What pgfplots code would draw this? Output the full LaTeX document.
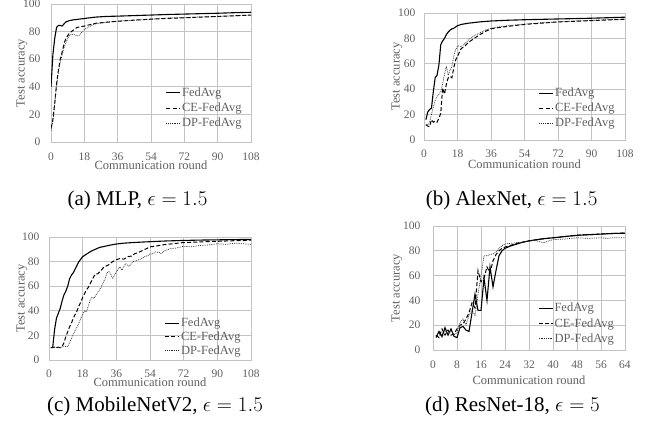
\RequirePackage{fix-cm}
\documentclass[border=0pt]{standalone}
\usepackage[no-math]{fontspec}
\setmainfont{Liberation Serif}
\usepackage{pgfplots}
\pgfplotsset{compat=1.18}
\definecolor{gridc}{RGB}{195,195,195}
\definecolor{txtc}{RGB}{95,95,95}
\pgfplotsset{
  panel/.style={
    scale only axis,
    xmin=0, ymin=0, ymax=100,
    ytick={0,20,...,100},
    grid=major,
    major grid style={draw=gridc, line width=0.8pt},
    axis line style={draw=gridc, line width=0.8pt},
    major tick length=0pt,
    tick label style={text=txtc, font=\fontsize{11.5}{12}\selectfont},
    /pgf/number format/assume math mode=true,
    label style={text=txtc, font=\fontsize{12.5}{13}\selectfont},
    ylabel={Test accuracy}, xlabel={Communication round},
    xticklabel style={anchor=center},
    yticklabel style={anchor=east},
    legend style={draw=none, fill=none, text=txtc, font=\fontsize{12.5}{13}\selectfont,
      inner sep=0pt, row sep=2.5pt, nodes={inner sep=1.2pt}, anchor=south east},
    legend cell align=left,
    legend image code/.code={\draw[##1] (0pt,0pt) -- (14pt,0pt);},
  },
  s1/.style={black, line width=1.1pt},
  s2/.style={black, line width=1.0pt, dash pattern=on 4pt off 2.2pt},
  s3/.style={black!85, line width=0.7pt, dash pattern=on 0.8pt off 1pt},
}
\begin{document}
\begin{tikzpicture}[x=1pt,y=1pt]
\path[use as bounding box] (0,0) rectangle (645,432);

% (a)
\begin{axis}[panel, at={(51pt,290pt)}, anchor=south west, width=200pt, height=138pt,
  xmax=108, xtick={0,18,...,108},
  xticklabel style={yshift=-15pt},
  yticklabel style={xshift=-7pt},
  xlabel style={at={(axis description cs:0.5,0)}, anchor=center, yshift=-23pt},
  ylabel style={at={(axis description cs:0,0.5)}, anchor=center, rotate=0, yshift=29pt},
  legend style={at={(0.96,0.09)}}]
\addplot[s1] coordinates {(0,40) (1,63) (2,75) (3,83) (4,84.5) (5,84.5) (6,84) (7,85.5) (8,87) (10,88) (12,88.5) (15,89) (18,89.5) (24,90.5) (30,91) (36,91.2) (45,91.6) (54,92) (63,92.4) (72,92.7) (81,93) (90,93.3) (99,93.7) (108,94)};
\addplot[s2] coordinates {(0,10) (1,16) (2,28) (3,42) (4,52) (5,60) (6,65) (7,71) (8,75) (9,77) (10,79) (12,81) (14,83) (16,83.5) (18,84) (21,85) (24,86) (30,86.8) (36,87.5) (45,88.3) (54,89) (63,89.6) (72,90) (81,90.5) (90,91) (99,91.5) (108,92)};
\addplot[s3] coordinates {(0,8) (1,15) (2,27) (3,41) (4,51) (5,58) (6,63) (7,68) (8,72) (9,75) (10,77) (11,78) (12,78) (13,77.5) (14,77) (15,77) (16,78.5) (17,80) (18,81.5) (20,83) (22,84.5) (24,85.5) (27,86.3) (30,86.8) (36,87.5) (45,88.3) (54,89) (63,89.8) (72,90.2) (81,90.6) (90,91) (99,91.4) (108,92)};
\legend{FedAvg,CE-FedAvg,DP-FedAvg}
\end{axis}

% (b)
\begin{axis}[panel, at={(424pt,292pt)}, anchor=south west, width=201pt, height=127pt,
  xmax=108, xtick={0,18,...,108},
  xticklabel style={yshift=-14pt},
  yticklabel style={xshift=-5pt},
  xlabel style={at={(axis description cs:0.5,0)}, anchor=center, yshift=-24pt},
  ylabel style={at={(axis description cs:0,0.5)}, anchor=center, yshift=27pt},
  legend style={at={(0.955,0.08)}}]
\addplot[s1] coordinates {(1,16) (2,22) (3,24) (4,25) (5,38) (6,49) (7,51) (8,59) (9,75) (10,78) (11,80) (12,83) (13,85) (14,86.5) (15,87.5) (16,88) (18,90) (20,91) (24,92) (30,93) (36,93.7) (45,94.3) (54,94.7) (63,95) (72,95.3) (81,95.6) (90,95.9) (99,96.3) (108,96.7)};
\addplot[s2] coordinates {(1,12) (2,11) (3,10.5) (4,16) (5,14) (6,15) (7,14) (8,17) (9,21) (10,41) (11,36) (12,44) (13,49) (14,50) (15,49) (16,57) (17,63) (18,66) (19,69) (20,72) (22,74) (24,77) (27,80) (30,83) (33,85.5) (36,87.5) (40,88.5) (45,89.5) (54,91) (63,92) (72,93) (81,93.5) (90,94) (99,94.5) (108,95)};
\addplot[s3] coordinates {(1,12) (2,12) (3,14) (4,20) (5,26) (6,31) (7,34) (8,36) (9,38) (10,44) (11,52) (12,58) (13,51) (14,55) (15,58) (16,66) (17,71) (18,74) (19,74) (20,73.5) (22,76) (24,79) (27,82) (30,84.5) (33,86.5) (36,88) (40,89) (45,90) (54,91.3) (63,92.3) (72,93) (81,93.7) (90,94.2) (99,94.8) (108,95.3)};
\legend{FedAvg,CE-FedAvg,DP-FedAvg}
\end{axis}

% (c)
\begin{axis}[panel, at={(49pt,72pt)}, anchor=south west, width=202pt, height=123pt,
  xmax=108, xtick={0,18,...,108},
  xticklabel style={yshift=-13.5pt},
  yticklabel style={xshift=-6pt},
  xlabel style={at={(axis description cs:0.5,0)}, anchor=center, yshift=-22pt},
  ylabel style={at={(axis description cs:0,0.5)}, anchor=center, yshift=27pt},
  legend style={at={(0.955,0.025)}, row sep=1pt}]
\addplot[s1] coordinates {(1,10) (2,10.5) (3,25) (4,34) (5,38) (6,42) (7,48) (8,53) (9,56) (10,60) (11,66) (12,69) (13,71) (14,74) (15,77) (16,80) (17,82) (18,84) (19,85) (20,86) (22,88) (24,89.5) (27,91.5) (30,92.5) (33,93.5) (36,94.3) (40,95) (45,95.5) (54,96.2) (63,96.8) (72,97.2) (81,97.5) (90,97.7) (99,97.9) (108,98)};
\addplot[s2] coordinates {(1,10) (2,10) (3,10.5) (4,10) (5,10.5) (6,10) (7,11) (8,14) (9,19) (10,23) (11,27) (12,30) (13,34) (14,37) (15,40) (16,44) (17,47) (18,51) (19,54) (20,57) (21,59) (22,62) (23,65) (24,68) (25,70) (26,70) (27,71.5) (28,73) (29,75) (30,76) (32,77.5) (34,80) (36,81.5) (38,82.5) (40,82) (42,84) (44,84.5) (46,86.5) (48,87.5) (50,89) (52,90.5) (54,92) (57,92.5) (60,93.5) (63,94) (66,94.5) (72,95.5) (81,96) (90,96.5) (99,97) (108,97.5)};
\addplot[s3] coordinates {(1,10) (3,10.5) (5,10) (7,10.5) (9,11) (10,11) (11,14) (12,17.6) (13,21) (14,24) (15,27) (16,30) (17,34) (18,37) (19,40) (20,39) (21,44) (22,48.6) (23,51) (24,50) (25,52.5) (26,55) (27,57) (28,59.5) (29,63) (30,66) (31,71) (32,72) (33,70) (34,66) (35,69) (36,71.6) (37,74) (38,75.7) (39,73) (40,76) (41,78.4) (42,77) (43,76) (44,78.5) (45,80) (47,81) (49,82) (51,84) (53,85) (54,86.5) (55,86) (57,87.8) (59,87.5) (60,86.5) (62,89) (65,90.6) (68,91) (72,92.5) (76,92) (80,93) (85,93.5) (90,94.5) (95,94) (99,95) (104,94.5) (108,94)};
\legend{FedAvg,CE-FedAvg,DP-FedAvg}
\end{axis}

% (d)
\begin{axis}[panel, at={(433pt,82pt)}, anchor=south west, width=192pt, height=124pt,
  xmax=64, xtick={0,8,...,64},
  xticklabel style={yshift=-15pt},
  yticklabel style={xshift=-9pt},
  xlabel style={at={(axis description cs:0.5,0)}, anchor=center, yshift=-30pt},
  ylabel style={at={(axis description cs:0,0.5)}, anchor=center, yshift=36pt},
  legend style={at={(0.95,0.04)}}]
\addplot[s1] coordinates {(1,10) (2,15) (3,11) (4,18) (5,12) (6,17) (7,11) (8,10) (9,18) (10,19) (11,16) (12,15) (13,30) (14,45) (15,32) (16,32) (17,58) (18,40) (19,67) (20,51) (21,64) (22,76) (23,80) (24,82) (26,84) (28,85.5) (30,87) (32,88) (36,89.5) (40,90.5) (44,91.5) (48,92.5) (52,93) (56,93.5) (60,94) (64,94.2)};
\addplot[s2] coordinates {(1,12) (2,10) (3,17) (4,12) (5,16) (6,12) (7,13) (8,17) (9,20) (10,21) (11,25) (12,30) (13,38) (14,34) (15,64) (16,55) (17,58) (18,67) (19,62) (20,72) (21,77) (22,80) (23,82) (24,83) (26,84.5) (28,86) (30,87) (32,88) (36,89.5) (40,90.5) (44,91.5) (48,92.5) (52,93) (56,93.5) (60,94) (64,94.3)};
\addplot[s3] coordinates {(1,11) (2,14) (3,10) (4,16) (5,13) (6,15) (7,12) (8,14) (9,22) (10,25) (11,20) (12,28) (13,32) (14,28) (15,45) (16,60) (17,76) (18,76) (19,77) (20,77.5) (21,79) (22,82) (23,84) (24,85.5) (26,86) (28,86.5) (30,87) (32,88) (34,88.5) (36,87) (37,86.5) (38,87.5) (40,89) (44,89.5) (48,90.5) (52,90) (56,90.5) (58,90) (60,90.5) (64,90.5)};
\legend{FedAvg,CE-FedAvg,DP-FedAvg}
\end{axis}

\node[font=\fontsize{21}{24}\selectfont] at (137.5,232) {(a) MLP, $\epsilon = 1.5$};
\node[font=\fontsize{21}{24}\selectfont] at (511.7,232) {(b) AlexNet, $\epsilon = 1.5$};
\node[font=\fontsize{21}{24}\selectfont] at (155,25.3) {(c) MobileNetV2, $\epsilon = 1.5$};
\node[font=\fontsize{21}{24}\selectfont] at (512.5,25.3) {(d) ResNet-18, $\epsilon = 5$};
\end{tikzpicture}
\end{document}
════════════════
_Exercise requirements_:
Sift the material for lines with the string "code". Copy each one found.

_Result of the exercise_:
What pgfplots code would draw this? Output the full LaTeX document.
    legend image code/.code={\draw[##1] (0pt,0pt) -- (14pt,0pt);},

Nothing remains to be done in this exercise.